Show that if a graph G = (V,E) is bipartite, then it has at most n^2/4 edges if n is even, and at most (n^2 − 1)/4 edges if n is odd. Here n = |V| is the number of vertices in G.
I want to prove this using induction. The basis step would be to just inspect the graphs with 1 and 2 vertices and see that the theorem holds. I don't know where to go from here, any help would be appreciated.
First show that the conclusion is equivalent to the assertion that $G$ has at most $\left\lfloor\frac{n^2}4\right\rfloor$ edges.

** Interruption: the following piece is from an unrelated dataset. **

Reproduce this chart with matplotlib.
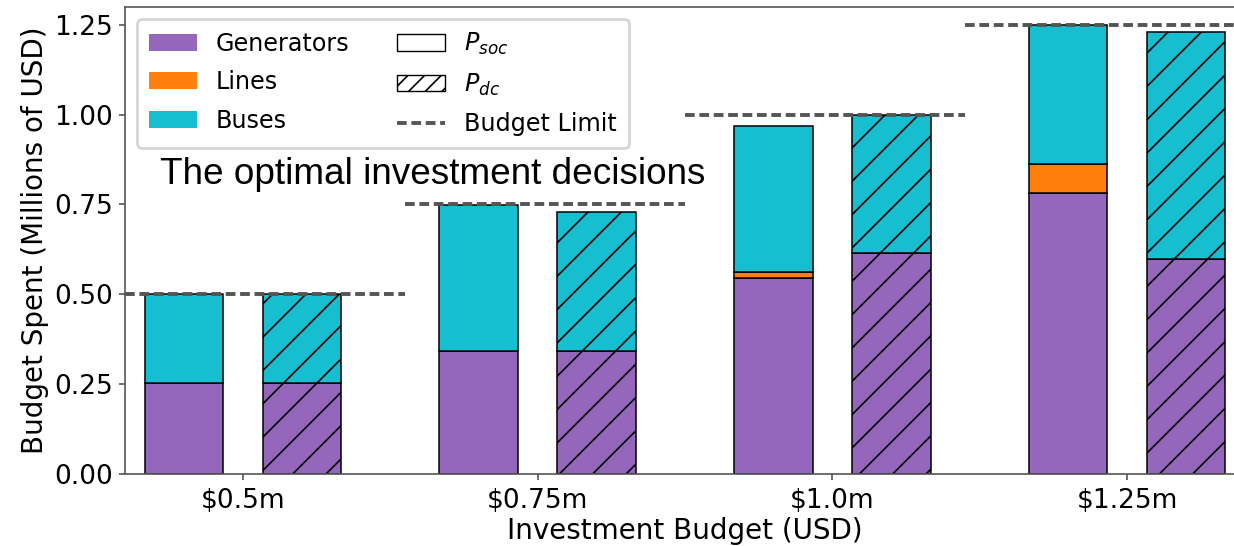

Suppose that the result is true for bipartite graphs with fewer than $n$ vertices, and let $G$ be a bipartite graph with $n$ vertices. Let $U$ and $V$ be the parts of $G$, where $|U|\le|V|$; then $|U|\le\left\lfloor\frac{n}2\right\rfloor$. Remove one vertex from $V$, along with all of the edges incident at that vertex; the resulting graph $G'$ is bipartite on $n-1$ vertices, so by the induction hypothesis it has at most $\left\lfloor\frac{(n-1)^2}4\right\rfloor$ edges. We removed at most $\left\lfloor\frac{n}2\right\rfloor$ edges from $G$ to get $G'$, so $G$ has at most
$$\left\lfloor\frac{(n-1)^2}4\right\rfloor+\left\lfloor\frac{n}2\right\rfloor$$
edges. To complete the induction step, show that
$$\left\lfloor\frac{(n-1)^2}4\right\rfloor+\left\lfloor\frac{n}2\right\rfloor\le\left\lfloor\frac{n^2}4\right\rfloor\,.$$
If you’re interested, you can also show that the upper bound of $\left\lfloor\frac{n^2}4\right\rfloor$ edges is achieved in the complete bipartite graph $K_{\left\lfloor\frac{n}2\right\rfloor,\left\lceil\frac{n}2\right\rceil}$.